Le 1er juin 1940, John Atkins, marin britannique, meurt au cours de l'Opération Dynamo, dans le naufrage de la barge à bord de laquelle il avait embarqué. 84 ans plus tard, sa nièce vient à Dunkerque découvrir des objets retrouvés dans l'épave de sa barge.
"It's amazing, it's so amazing", Sandra Wood ne peut retenir ses larmes en découvrant les objets remontés de l'épave de la barge du Lady Rosebery : un vieux flacon de parfum, une assiette de porcelaine anglaise, un robinet, un filtre à air, une brique.

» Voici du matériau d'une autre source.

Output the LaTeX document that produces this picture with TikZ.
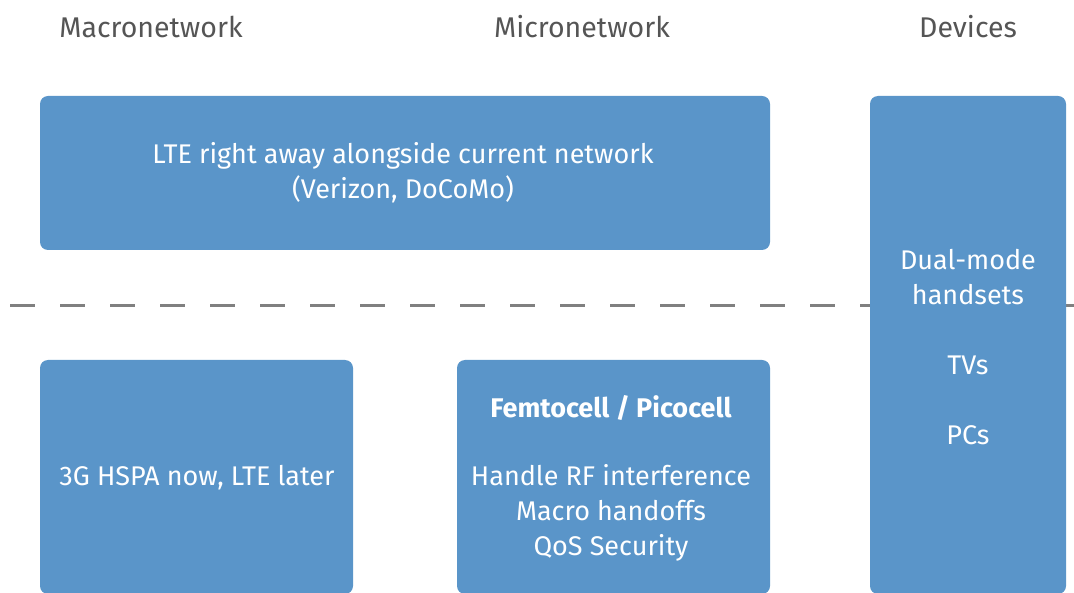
\documentclass[tikz,border=0pt]{standalone}
\usepackage{fontspec}
\setmainfont{Fira Sans}
\definecolor{panel}{RGB}{90,149,201}
\definecolor{headgray}{RGB}{85,85,85}
\definecolor{divider}{RGB}{128,128,128}
\tikzset{
  panelbox/.style={fill=panel, draw=none, rounded corners=8pt, inner sep=0pt},
  head/.style={text=headgray, font=\fontsize{28.5}{32}\selectfont, anchor=center},
  body/.style={text=white, font=\fontsize{27}{35}\selectfont, align=center, anchor=center},
}
\begin{document}
\begin{tikzpicture}[x=1pt,y=-1pt]
  \useasboundingbox (0,0) rectangle (1074,593);
  % divider between the two rows
  \coordinate (dl) at (10,306);
  \coordinate (dr) at (1074,306);
  \draw[divider, line width=3pt, dash pattern=on 25pt off 25pt] (dl) -- (dr);
  % column headings
  \node[head] (hmacro) at (151,27) {Macronetwork};
  \node[head] (hmicro) at (582,27) {Micronetwork};
  \node[head] (hdev) at (968,27) {Devices};
  % panels
  \path[panelbox] (40,96) rectangle (770,250);
  \path[panelbox] (870,96) rectangle (1066,594);
  \path[panelbox] (40,360) rectangle (353,594);
  \path[panelbox] (457,360) rectangle (770,594);
  % panel texts
  \node[body] (lte) at (403,173) {LTE right away alongside current network\\(Verizon, DoCoMo)};
  \node[body] (dual) at (968,277) {Dual-mode\\handsets};
  \node[body] (tvs) at (968,365) {TVs};
  \node[body] (pcs) at (968,435) {PCs};
  \node[body] (hspa) at (197,478) {3G HSPA now, LTE later};
  \node[body, font=\bfseries\fontsize{27}{35}\selectfont] (femto) at (611,408) {Femtocell / Picocell};
  \node[body] (tasks) at (611,513) {Handle RF interference\\Macro handoffs\\QoS Security};
\end{tikzpicture}
\end{document}
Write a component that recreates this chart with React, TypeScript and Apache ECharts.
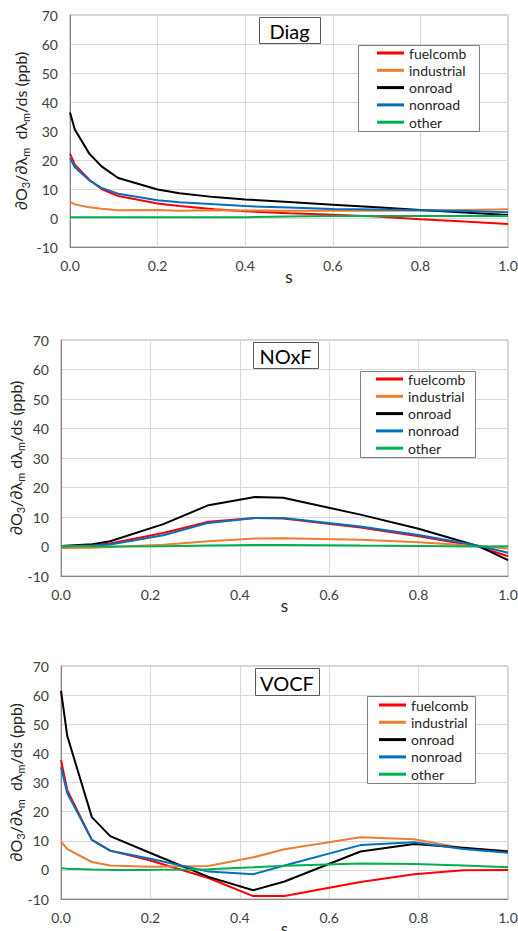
import React, { useEffect, useRef } from "react";
import * as echarts from "echarts";

// ---------- data ----------
const seriesNames = ["fuelcomb", "industrial", "onroad", "nonroad", "other"];
const seriesColors = ["#ff0000", "#ed7d31", "#000000", "#0070c0", "#00b050"];
const panelTitles = ["Diag", "NOxF", "VOCF"];

const diagS = [0, 0.011, 0.044, 0.072, 0.11, 0.2, 0.25, 0.33, 0.4, 0.5, 0.6, 0.7, 0.8, 0.9, 1.0];
const diagFuelcomb = [22.2, 18.4, 13.2, 10.0, 7.6, 5.0, 4.1, 3.0, 2.3, 1.6, 1.1, 0.5, -0.4, -1.2, -2.1];
const diagIndustrial = [5.6, 4.7, 3.7, 3.2, 2.7, 2.8, 2.5, 2.7, 2.6, 2.5, 2.5, 2.5, 2.6, 2.8, 3.0];
const diagOnroad = [36.4, 30.5, 22.2, 17.8, 13.8, 9.8, 8.5, 7.2, 6.4, 5.5, 4.6, 3.7, 2.8, 1.9, 1.0];
const diagNonroad = [20.7, 17.5, 13.0, 10.4, 8.4, 6.1, 5.4, 4.7, 4.1, 3.6, 3.1, 2.9, 2.7, 2.4, 2.0];
const diagOther = [0.3, 0.3, 0.3, 0.3, 0.3, 0.3, 0.3, 0.3, 0.3, 0.5, 0.7, 0.7, 0.7, 0.7, 0.7];

const noxS = [0, 0.07, 0.11, 0.229, 0.33, 0.434, 0.497, 0.67, 0.8, 0.934, 1.0];
const noxFuelcomb = [0, 0.3, 1.0, 4.6, 8.4, 9.7, 9.5, 6.4, 3.5, 0.0, -3.3];
const noxIndustrial = [-0.5, -0.4, -0.2, 0.6, 1.8, 2.7, 2.8, 2.3, 1.4, 0.2, -0.7];
const noxOnroad = [0.2, 0.8, 1.8, 7.6, 14.0, 16.8, 16.5, 10.8, 6.0, 0.1, -4.6];
const noxNonroad = [0, 0.3, 0.7, 3.8, 8.0, 9.7, 9.7, 6.8, 3.9, 0.3, -2.1];
const noxOther = [0.2, 0.1, 0.0, 0.1, 0.3, 0.5, 0.5, 0.3, 0.2, 0.0, 0.1];

const vocS = [0, 0.014, 0.069, 0.11, 0.2, 0.33, 0.43, 0.5, 0.67, 0.79, 0.9, 1.0];
const vocFuelcomb = [37.7, 27.4, 10.3, 6.6, 3.2, -2.8, -9.0, -9.0, -4.2, -1.5, -0.1, 0.0];
const vocIndustrial = [9.7, 7.1, 2.7, 1.5, 1.1, 1.3, 4.3, 7.1, 11.2, 10.5, 7.4, 6.5];
const vocOnroad = [61.5, 46.0, 18.1, 11.6, 5.8, -2.4, -7.0, -4.0, 6.3, 8.9, 7.6, 6.3];
const vocNonroad = [35.2, 26.3, 10.3, 6.6, 3.8, -0.6, -1.5, 1.5, 8.5, 9.5, 7.2, 5.9];
const vocOther = [0.6, 0.4, 0.1, 0.0, 0.0, 0.2, 0.9, 1.4, 2.2, 2.0, 1.5, 0.9];

const xTicks = { min: 0, max: 1, interval: 0.2 };
const yTicks = { min: -10, max: 70, interval: 10 };

const panels = [
  { s: diagS, values: [diagFuelcomb, diagIndustrial, diagOnroad, diagNonroad, diagOther] },
  { s: noxS, values: [noxFuelcomb, noxIndustrial, noxOnroad, noxNonroad, noxOther] },
  { s: vocS, values: [vocFuelcomb, vocIndustrial, vocOnroad, vocNonroad, vocOther] },
];

// ---------- layout ----------
const FONT = "Lato, 'DejaVu Sans', sans-serif";
const grids = [
  { left: 70, top: 15, width: 438, height: 232, nameGapY: 39, yName: "∂O{s|3}/∂λ{s|m}  dλ{s|m}/ds (ppb)" },
  { left: 61, top: 340, width: 447, height: 236, nameGapY: 35, yName: "∂O{s|3}/∂λ{s|m} dλ{s|m}/ds (ppb)" },
  { left: 61, top: 666, width: 447, height: 233, nameGapY: 35, yName: "∂O{s|3}/∂λ{s|m}  dλ{s|m}/ds (ppb)" },
];
const titleBoxes = [
  { x: 259, y: 17, w: 61, h: 26 },
  { x: 253, y: 342, w: 65, h: 26 },
  { x: 255, y: 668, w: 64, h: 27 },
];
const legendBoxes = [
  { x: 358, y: 45, w: 121, h: 86, iconLeft: 377, top: 44.5 },
  { x: 360, y: 371, w: 115, h: 86, iconLeft: 376, top: 370.5 },
  { x: 367, y: 696, w: 108, h: 87, iconLeft: 379, top: 696.5 },
];

export default function App() {
  const ref = useRef<HTMLDivElement>(null);
  useEffect(() => {
    if (!ref.current) return;
    const chart = echarts.init(ref.current, null, { renderer: "svg" });

    const series: any[] = [];
    panels.forEach((p, pi) => {
      seriesNames.forEach((name, si) => {
        series.push({
          type: "line",
          name,
          xAxisIndex: pi,
          yAxisIndex: pi,
          data: p.s.map((x, i) => [x, p.values[si][i]]),
          showSymbol: false,
          symbol: "none",
          lineStyle: { width: 2, color: seriesColors[si] },
          itemStyle: { color: seriesColors[si] },
          z: 2,
        });
      });
    });

    const graphic: any[] = [];
    titleBoxes.forEach((b, i) => {
      graphic.push({
        type: "rect",
        z: 3,
        shape: { x: b.x + 0.5, y: b.y + 0.5, width: b.w, height: b.h },
        style: { fill: "#fff", stroke: "#595959", lineWidth: 1 },
      });
      graphic.push({
        type: "text",
        z: 4,
        x: b.x + b.w / 2,
        y: b.y + b.h / 2 + 1,
        style: {
          text: panelTitles[i],
          fill: "#000",
          font: `20px ${FONT}`,
          align: "center",
          verticalAlign: "middle",
        },
      });
    });
    legendBoxes.forEach((b) => {
      graphic.push({
        type: "rect",
        z: 3,
        shape: { x: b.x + 0.5, y: b.y + 0.5, width: b.w, height: b.h },
        style: { fill: "#fff", stroke: "#7f7f7f", lineWidth: 1 },
      });
    });

    chart.setOption({
      animation: false,
      grid: grids.map((g) => ({
        left: g.left,
        top: g.top,
        width: g.width,
        height: g.height,
        show: true,
        borderColor: "#a6a6a6",
        borderWidth: 1,
        backgroundColor: "transparent",
        containLabel: false,
        outerBoundsMode: "none",
      })),
      xAxis: grids.map((g, i) => ({
        type: "value",
        gridIndex: i,
        min: xTicks.min,
        max: xTicks.max,
        interval: xTicks.interval,
        name: "s",
        nameLocation: "middle",
        nameGap: 21,
        nameMoveOverlap: false,
        nameTextStyle: { fontSize: 17, color: "#262626", fontFamily: FONT },
        axisLine: { show: true, onZero: false, lineStyle: { color: "#868686", width: 1 } },
        axisTick: { show: false },
        axisLabel: {
          fontSize: 14,
          color: "#404040",
          fontFamily: FONT,
          margin: 11,
          formatter: (v: number) => v.toFixed(1),
        },
        splitLine: { show: true, lineStyle: { color: "#d9d9d9", width: 1 } },
      })),
      yAxis: grids.map((g, i) => ({
        type: "value",
        gridIndex: i,
        min: yTicks.min,
        max: yTicks.max,
        interval: yTicks.interval,
        name: g.yName,
        nameLocation: "middle",
        nameGap: g.nameGapY,
        nameMoveOverlap: false,
        nameRotate: 90,
        nameTextStyle: {
          fontSize: 16,
          lineHeight: 22,
          color: "#262626",
          fontFamily: FONT,
          rich: {
            s: { fontSize: 11, lineHeight: 22, verticalAlign: "bottom", color: "#262626", fontFamily: FONT },
          },
        },
        axisLine: { show: true, onZero: false, lineStyle: { color: "#868686", width: 1 } },
        axisTick: { show: false },
        axisLabel: { fontSize: 14, color: "#404040", fontFamily: FONT, margin: 12 },
        splitLine: { show: true, lineStyle: { color: "#d9d9d9", width: 1 } },
      })),
      legend: legendBoxes.map((b) => ({
        data: seriesNames,
        orient: "vertical",
        left: b.iconLeft,
        top: b.top,
        padding: 0,
        itemGap: 0.3,
        itemWidth: 27,
        itemHeight: 3,
        icon: "rect",
        selectedMode: false,
        z: 5,
        textStyle: { fontSize: 14, lineHeight: 17, color: "#262626", fontFamily: FONT },
      })),
      graphic,
      series,
    });
    return () => chart.dispose();
  }, []);

  return (
    <div
      ref={ref}
      style={{ position: "fixed", left: 0, top: 0, width: 518, height: 931, background: "#fff" }}
    />
  );
}
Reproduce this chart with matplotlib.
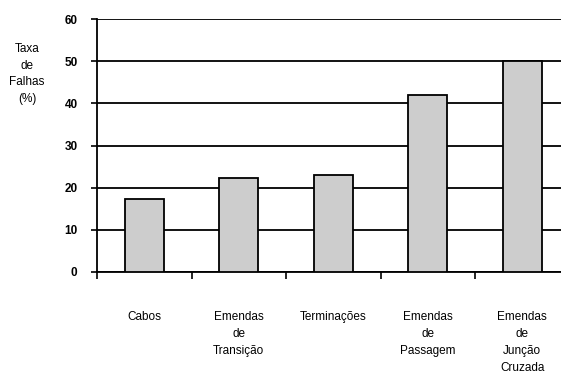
import numpy as np
import matplotlib
matplotlib.use("Agg")
import matplotlib.pyplot as plt

categorias = ["Cabos", "Emendas\nde\nTransição", "Terminações",
              "Emendas\nde\nPassagem", "Emendas\nde\nJunção\nCruzada"]
taxa_falhas = [17.3, 22.3, 23.0, 42.0, 50.0]
y_ticks = [0, 10, 20, 30, 40, 50, 60]

plt.rcParams['font.family'] = ['Liberation Sans', 'DejaVu Sans']

fig = plt.figure(figsize=(5.61, 3.83), dpi=100)
ax = fig.add_axes([97 / 561, 1 - 272 / 383, 472.5 / 561, 253 / 383])

x = np.arange(len(categorias))
ax.set_axisbelow(True)
ax.yaxis.grid(True, color='black', linewidth=1.3)
ax.bar(x, taxa_falhas, width=0.41, color='#cdcdcd', edgecolor='black',
       linewidth=1.3, zorder=3)

ax.set_xlim(-0.5, len(categorias) - 0.5)
ax.set_ylim(0, 60)
ax.set_yticks(y_ticks)
ax.set_yticklabels([str(v) for v in y_ticks], fontsize=8.5, fontweight='bold')
ax.tick_params(axis='y', direction='out', length=4, width=1.2, pad=10)

# marcas do eixo x entre as categorias
ax.set_xticks(np.arange(-0.5, len(categorias), 1.0))
ax.set_xticklabels([])
ax.tick_params(axis='x', direction='out', length=5, width=1.2)

for xi, nome in zip(x, categorias):
    ax.text(xi, -9.3, nome, ha='center', va='top', fontsize=8.5,
            linespacing=1.55)

for lado in ['top', 'right']:
    ax.spines[lado].set_visible(False)
ax.spines['left'].set_linewidth(1.3)
ax.spines['bottom'].set_linewidth(1.3)

fig.text(27 / 561, 1 - 74 / 383, "Taxa\nde\nFalhas\n(%)", ha='center',
         va='center', fontsize=8.5, linespacing=1.5)

fig.savefig("out.png", dpi=100, facecolor='white')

Mais elle se dirige immédiatement vers l'assiette de porcelaine bleue. "J'ai la même à la maison. Elle me vient de ma grand-mère, la mère de John !".
John, c'est John Atkins, cet oncle disparu lors de l'opération Dynamo et qu'elle n'a jamais connu. Ces vestiges rongés par la mer la relient à son ancêtre. Elle les caresse et les retourne dans tous les sens, comme s'ils renfermaient l'âme de son oncle, comme si elle pouvait communiquer avec lui à travers eux.
La plus jeune victime britannique de l'opération Dynamo
John Atkins est un jeune britannique, originaire du Kent. Il n'a que 15 ans lorsqu'il embarque sur le Lady Rosebery, une des nombreuses barges utilisées pendant l'opération Dynamo du 26 mai au 3 juin 1940 pour évacuer de Dunkerque vers l'Angleterre près de 350 000 soldats alliés. Mais le 1er juin 1940, l'explosion d'une mine fait couler la barge non loin de Dunkerque. John Atkins fait partie des nombreuses victimes mais son corps n'est jamais retrouvé.
Il faut attendre 2006, pour qu'un groupe de plongeurs dunkerquois découvre l'épave gisant par 28 mètres de fond, à 1 kilomètre au large de Dunkerque, parmi eux : Bruno Pruvost, passionné d'histoire. Mais alors qu'il essaie de replonger dessus, quelques jours plus tard, il ne la retrouve plus. Ce n'est qu’en 2019 que l'épave est à nouveau repérée. Quelques objets sont remontés à la surface et conservés dans les réserves du musée de l'Opération Dynamo à Dunkerque.
Mais l'histoire ne s'arrête pas là. Bruno Pruvost est contacté par Sandra Wood, la nièce de John Atkins qui a entendu parler de ses recherches grâce à un site internet britannique. Commencent alors cinq ans d'échanges par mail qui se concrétisent enfin il y a quelques jours par une visite à Dunkerque.
Quand elle arrive ce 31 mai aux portes du musée "Dunkerque 1940", accompagnée de son époux et de ses deux fils, Sandra Wood se précipite vers Bruno Pruvost et le serre dans ses bras comme si elle le retrouvait après de longues années de séparation. Pourtant, c'est leur première rencontre. Elle ne parle pas le français, Bruno ne comprend pas l'anglais. Mais l'histoire de John Atkins est le fil qui les lie.
La petite histoire dans la grande
Des larmes coulent sur les joues de la vieille dame. "Thank you, thank you" , lui adresse-t-elle très émue. "Je vous suis si reconnaissante pour tout cela. Grâce à vous, l'histoire de John continue à vivre. Je n’ai jamais connu John. J’ai vécu avec ma grand-mère, sa maman, et on parlait toujours de lui. Il y avait ses photos un peu partout à la maison. Et à chaque armistice, à chaque anniversaire, on le célébrait, même quand j’étais petite. Ma grand-mère me racontait beaucoup d'histoires sur lui."
"Nous prenons le large vers Dunkerque. Nous ne reviendrons peut-être jamais. Ne t'inquiète pas".
John Atkins, 1940
Son fils, Mattew, sort de sa poche la copie d'une lettre, probablement la dernière envoyée par John Atkins à sa mère. "Nous prenons le large vers Dunkerque. Nous ne reviendrons peut-être jamais. Ne t'inquiète pas".
"C'est pour des moments comme ceux-là que je plonge" précise Bruno Pruvost. "Certains explorent les fonds sous-marins pour découvrir la faune, la flore. Moi c'est pour l'histoire. La petite histoire dans la grande : c'est cela qui m'intéresse."
Sandra Wood conserve encore des classeurs entiers remplis de lettres de son oncle. Elle espère pouvoir revenir l'an prochain à Dunkerque, à l'occasion du 85 ème anniversaire de l'opération Dynamo. Elle aimerait que tous ces documents puissent être conservés dans le musée. Une manière de perpétuer la mémoire de son oncle.